Xbox One (Durango) Technical hardware investigation

Status
Not open for further replies.
The primary distinction for an L3 is that it is behind the L1 and L2, and it is considered part of the coherent memory hierarchy.

How it is banked, how it is pipelined, and even if it uses SRAM is an implementation choice. There can be multiple ports and heavy banking, and there can be conflicts and penalties for certain access patterns such as the eDRAM L3 for IBM's latest POWER chips.

L3 for current on-die implementations doesn't have the same capacity, low cost, and PCB interface requirements of external DRAM, so things like the more complex address and command decoding and the single read/write bus with all its turnaround penalties are normally dispensed with. The wires are much finer and there's no big bus of PCB traces that needs to be driven.
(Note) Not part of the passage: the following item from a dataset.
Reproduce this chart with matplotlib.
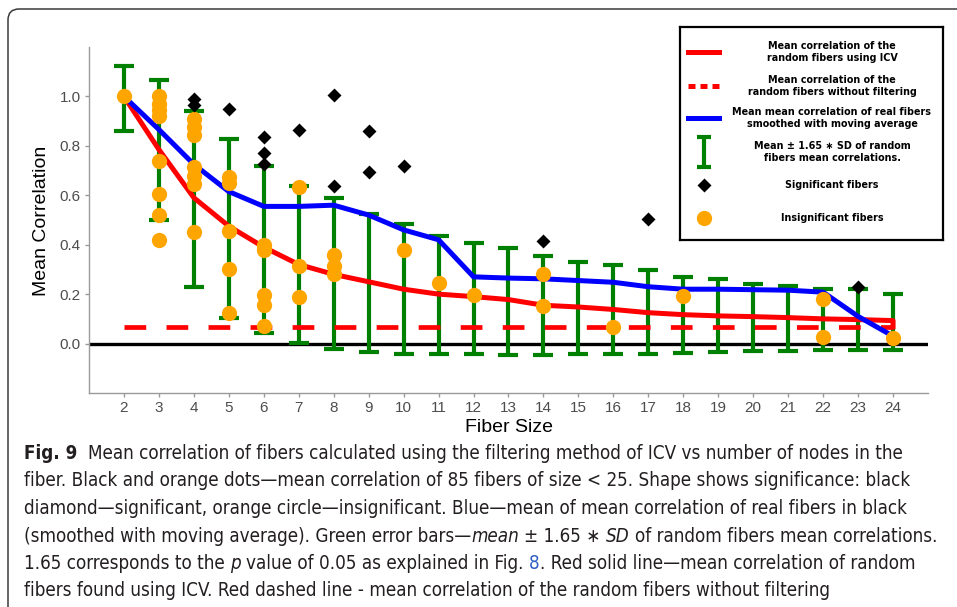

The need to manage allocation and evictions, often simultaneously, leads to frequent simultaneous reads and writes, which encourages at least two ports.
The latencies involved and the number of other caches that feed into it are figured into a pipeline that also has stages devoted to routing access and wakeup of arrays.
 
I know none of the console have a L3 cache. I was wondering about how a L3 cache managed read and writes.
I thought I said something to that in the second part.
Is it just like main memory where you have a single or bidirectional pipelined bus, or is it something different, like a collection of small switching banks where a write to one bank could be finishing up while a read from another was being prepared (which in this hypothetical scenario might allow tightly alternating reads/writes to be faster than continuous reads or writes).
Main memory accesses are pipelined since we have SDRAM, right. That works not in the same way, but somewhat similar to the pipelining in SRAM accesses.
In SDRAM, one can easily overlap the data transmission of a burst with the address transmission for the next access (addresses run over separate pins). And with todays multiple memory channels, they can operate independently from each other. That means a Tahiti GPU with it's 12 memory channels or the PS4 with it's 8 channels can freely mix reads and writes between channels (same is true for CPUs, but we have there currently only two to four channels). But as long as there are for instance 256 data pins for the memory interface, there is no way to transmit more than what the interface was designed for, no matter how one interleaves reads and writes. And a general question: Why should that interleaving make things faster? Because one could reuse the address? Even if that would be possible, the new data still has to run through the data pins/connections which is usually the bottleneck. Internally, a given DRAM could be read and written much faster if one would have a wider interface connecting to more banks in parallel. That's kind the idea with HBM with very wide interfaces.
And roughly the same is true also for SRAM. It may be heavily banked and all, but ultimately, the bandwidth is determinded by the width of th interface to it (the sum of the width of its ports, if it has multiple ones).
And if normal L3 doesn't behave like this, could what is in the Xbox One?
As said, probably all L3 caches pipeline their accesses, too. If it doesn't have designated read and write ports (which the designers are well aware of and don't need to "discover" them in the produced chips) one can reach the peak bandwidth with all kind of accesses, also mixed types.
 
Last edited by a moderator:
They added custom IP building blocks. The core parts of CPU and GPU are very likely untouched. The most invasive modification (besides linking two Jaguar CUs to a northbridge providing the SMP/coherency glue, but maybe they reused something from the AMD shelf) is probably the eSRAM and its connection to the memory hierarchy.
I worked on modifications to the core graphics blocks. So there were features implemented because of console customers. Some will live on in PC products, some won't. At least one change was very invasive, some moderately so. That's all I can say.
 
I worked on modifications to the core graphics blocks. So there were features implemented because of console customers. Some will live on in PC products, some won't. At least one change was very invasive, some moderately so. That's all I can say.
What a teaser!
I suppose you are not talking about the extended ACEs with more queues as this was documented already as a feature for upcoming graphics cards using the "GCN1.1" iteration (as well as this volatile flag stuff Mark Cerny talked about as customization and the FLAT memory model) and one could argue it is probably not so invasive to the core (okay, the flat memory accesses would count, I guess).
You can send me a PN. I can be as silent as a grave.

Edit:
I completely forgot about the additional high priority command processor for the PS4. Okay, I agree, there was definitely some customization.
 
Last edited by a moderator:
The compute front end for one of the GPUs does seem to be replumbed, and there seems to be some indication that some of the low-level prioritization and control settings may be available for tweaking.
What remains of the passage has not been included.